The onus of doing more with less will be never more crucial when crunching numbers and utilising everything from mobile assets to safety systems.
The biggest headaches for fleets especially top tier carriers, such as accidents which are costly and also represent challenges to branding, can be minimised with lightning efficiency by an almost instantaneous scrutiny applied to the data captured.
“Because Geotab produces so much data, something like 80 billion data points a day, AI is the tool to really get value from it,” says Sean.
“We’ve invested heavily in the data and the value that it can add. The AI that’s coming just takes it to the next level.”
Geotab CEO Neil Cawse works with an internal AI engine he has developed over recent years. It’s well advanced, way past the BETA stage.
“A customer can say to him how do I reduce accidents by 5 per cent over the next year?” says Sean.
“It will take their data and churn out a pretty good way to do it in 90 seconds right now. Some of the things it’s putting together are in 45 seconds.”

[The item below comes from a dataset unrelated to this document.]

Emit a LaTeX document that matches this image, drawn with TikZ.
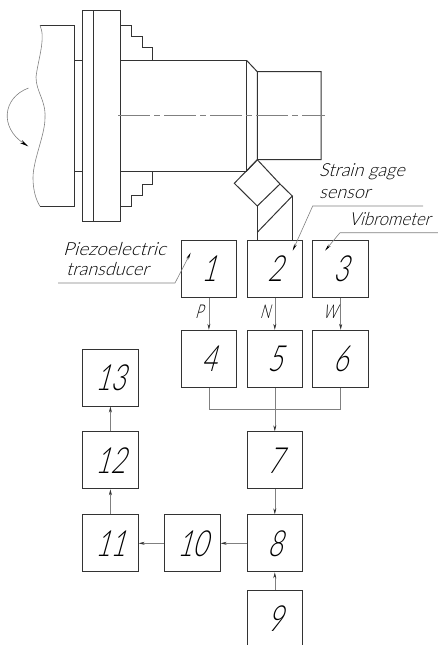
\documentclass[tikz,border=0pt]{standalone}
\usepackage{fontspec}
\usetikzlibrary{arrows.meta}
\newfontfamily\gost[FakeSlant=0.28,FakeStretch=1.0]{Lato Light}
\newfontfamily\gostnote[FakeSlant=0.28,FakeStretch=0.93]{Lato Light}
\newfontfamily\gostwide[FakeSlant=0.28,FakeStretch=1.05]{Lato Light}
\newfontfamily\gostnum[FakeSlant=0.28,FakeStretch=0.72]{Lato Light}
\definecolor{ink}{gray}{0.2}
\definecolor{thin}{gray}{0.5}
\tikzset{
 x=1pt,y=-1pt,
 part/.style={draw=ink,line width=1pt,line join=miter},
 numbox/.style={draw=ink,line width=1pt,minimum width=55.5pt,minimum height=57pt,inner sep=0pt,font=\gostnum\fontsize{36}{36}\selectfont,text=black},
 signal/.style={draw=thin,line width=0.6pt,-{Stealth[length=6pt,width=3pt,color=ink]}},
 bus/.style={draw=thin,line width=0.6pt},
 leader/.style={draw=thin,line width=0.6pt},
 note/.style={font=\gost\fontsize{18}{18}\selectfont,text=black,inner sep=0pt,anchor=west},
 sig/.style={font=\gostnum\fontsize{19}{19}\selectfont,text=black,inner sep=0pt},
}
\begin{document}
\begin{tikzpicture}
\useasboundingbox (0,0) rectangle (438,645);
% headstock
\draw[part] (40,25.3) -- (74,25.3) -- (74,206.3) -- (40,206.3);
\draw[part] (74,60.5) -- (82.7,60.5) (74,171) -- (82.7,171);
\draw[leader] (40,25.3) .. controls (46,38) and (38,60) .. (36,77) .. controls (36,92) and (46,100) .. (45,118) .. controls (45,135) and (33,160) .. (33,178) .. controls (33,190) and (36,200) .. (40,206.3);
% flange
\draw[part] (82.7,10) rectangle (120.7,221.3);
\draw[part] (93.5,10) -- (93.5,221.3);
% jaws
\draw[part] (120.7,25.3) -- (131.3,25.3) -- (131.3,36.7) -- (142.3,36.7) -- (142.3,47.7) -- (152.7,47.7) -- (152.7,60.5);
\draw[part] (120.7,206.3) -- (131.3,206.3) -- (131.3,195.3) -- (142.3,195.3) -- (142.3,184) -- (152.7,184) -- (152.7,171);
% workpiece
\draw[part] (120.7,60.5) -- (246.7,60.5) -- (246.7,171) -- (120.7,171);
\draw[part] (246.7,60.5) -- (257.3,71.7) -- (321,71.7) -- (321,159.7) -- (257.3,159.7) -- (257.3,71.7);
\draw[part] (246.7,171) -- (257.3,159.7);
% centre line
\draw[draw=thin,line width=0.6pt,dash pattern=on 32pt off 4pt on 6pt off 4pt] (118,115.7) -- (325,115.7);
% rotation arrow
\draw[leader,-{Stealth[length=9pt,width=3.5pt,color=black]}] (28.5,88) .. controls (2,98) and (0,128) .. (28.5,146.5);
% sensor
\draw[part] (257.3,159.7) -- (234.3,183.3) -- (257.3,206) -- (280,184) -- cycle;
\draw[part] (280,184) -- (292.3,196) -- (257.3,232.3);
\draw[part] (257.3,206) -- (257.3,240) (292.3,196) -- (292.3,240);
% boxes
\node[numbox] (n1) at (208.9,268.5) {1};
\node[numbox] (n2) at (274.8,268.5) {2};
\node[numbox] (n3) at (340.7,268.5) {3};
\node[numbox] (n4) at (208.9,358.8) {4};
\node[numbox] (n5) at (274.8,358.8) {5};
\node[numbox] (n6) at (340.7,358.8) {6};
\node[numbox] (n7) at (274.8,460.3) {7};
\node[numbox] (n8) at (274.8,543.3) {8};
\node[numbox] (n9) at (274.8,618.5) {9};
\node[numbox] (n10) at (192.4,543.3) {10};
\node[numbox] (n11) at (110.4,543.3) {11};
\node[numbox] (n12) at (110.4,460.3) {12};
\node[numbox] (n13) at (110.4,377.5) {13};
% signal arrows
\draw[signal] (n1) -- (n4);
\draw[signal] (n2) -- (n5);
\draw[signal] (n3) -- (n6);
\coordinate (busl) at (208.9,409);
\coordinate (busm) at (274.8,409);
\coordinate (busr) at (340.7,409);
\draw[bus] (n4.south) -- (busl) -- (busr) -- (n6.south);
\draw[bus] (n5.south) -- (busm);
\draw[signal] (busm) -- (n7.north);
\draw[signal] (n7) -- (n8);
\draw[signal] (n9) -- (n8);
\draw[signal] (n8) -- (n10);
\draw[signal] (n10) -- (n11);
\draw[signal] (n11) -- (n12);
\draw[signal] (n12) -- (n13);
% signal names
\node[sig] (lp) at (199,312) {P};
\node[sig] (ln) at (265,312) {N};
\node[sig] (lw) at (330,312) {W};
% notes
\node[note] (t1) at (319,172) {Strain gage};
\node[note] (t2) at (319,194) {sensor};
\node[note,font=\gostnote\fontsize{18}{18}\selectfont] (t3) at (349,219) {Vibrometer};
\node[note,font=\gostwide\fontsize{18}{18}\selectfont] (t4) at (63,249) {Piezoelectric};
\node[note] (t5) at (66,269) {transducer};
\coordinate (l1a) at (423,206);
\coordinate (l1b) at (312.7,206);
\coordinate (l1c) at (292.7,250.7);
\coordinate (l2a) at (438,232.7);
\coordinate (l2b) at (340,232.7);
\coordinate (l2c) at (325,250.7);
\coordinate (l3a) at (58,283);
\coordinate (l3b) at (175,283);
\coordinate (l3c) at (190.7,252.7);
\draw[leader,-{Stealth[length=7pt,width=2.6pt,color=black]}] (l1a) -- (l1b) -- (l1c);
\draw[leader,-{Stealth[length=7pt,width=2.6pt,color=black]}] (l2a) -- (l2b) -- (l2c);
\draw[leader,-{Stealth[length=7pt,width=2.6pt,color=black]}] (l3a) -- (l3b) -- (l3c);
\end{tikzpicture}
\end{document}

Because every make and model that shows up in Australia is not identical to those in North America or even Europe, the more Geotab can reverse engineer, the more fault codes it inputs, the more OEMs it partners with the better it becomes.

& Analytics at Geotab Connect earlier this year.
“It helps immensely when you have a partnership with the actual OEM instead of trying to get around them,” explains Sean.
“What’s interesting about Geotab’s position in the market is they’ll entertain Geotab at the table at a global OEM level. Ford will sit down with Geotab globally and talk about a partnership. That’s a hard position for a small telematics company local only to Australia. They won’t probably have that conversation just because there’s too much to do. There’s too many of them.”
Geotab has about 50 OEM partnerships globally with all the major OEMs, both heavy and light commercial.
Many of these companies planned on being players in the space, by trying to make revenue off their data which despite having generated it is likely inferior. Sean explains why.
“No OEM does it the same and none of the OEMs talk to each other,” he says. “Take Linfox as an example. Think about how many different types of vehicles they have in that fleet right now and how old some of them are.”
Fleets, to that claim, are getting as many kilometres as possible from a vehicle until there are no further benefits.
With ten different OEMs from different parts of the world all talking a different language a software platform is needed that can aggregate it and make a common output.
According to Sean, this is why the OEMs have failed at data analysis.
“Unless it’s a small fleet with 15 vehicles and it’s all their data it just doesn’t scale,” he says.
“GM will never talk to Ford who will never talk to Toyota who will never talk to Volvo who will never talk to Kenworth. But they will all talk to us, and we can bridge that gap and that’s the value long-term. The hardware will eventually go away. I have no doubt in my mind, ten years from now, Geotab will sell very few aftermarket devices, but it will still be the platform.”
As for the prospect of its regional focus in Australia, Sean is volubly optimistic.
“The Aussie market is incredibly compelling and the one I really feel the best about,” he says.
“I think Australia is ready to move away from the incumbent telematics providers that gave them what telematics did ten years ago.”
The Australian market if it is to keep pace with the latest telemetry developments happening in North America and western Europe is poised to make a giant leap says Sean.
“I do think the adoption of really innovative telematics has been slow into Australia not because nobody wants to do it but because it’s hard for a small company to expand globally fast,” he says. “We’re the biggest and we’re ready.”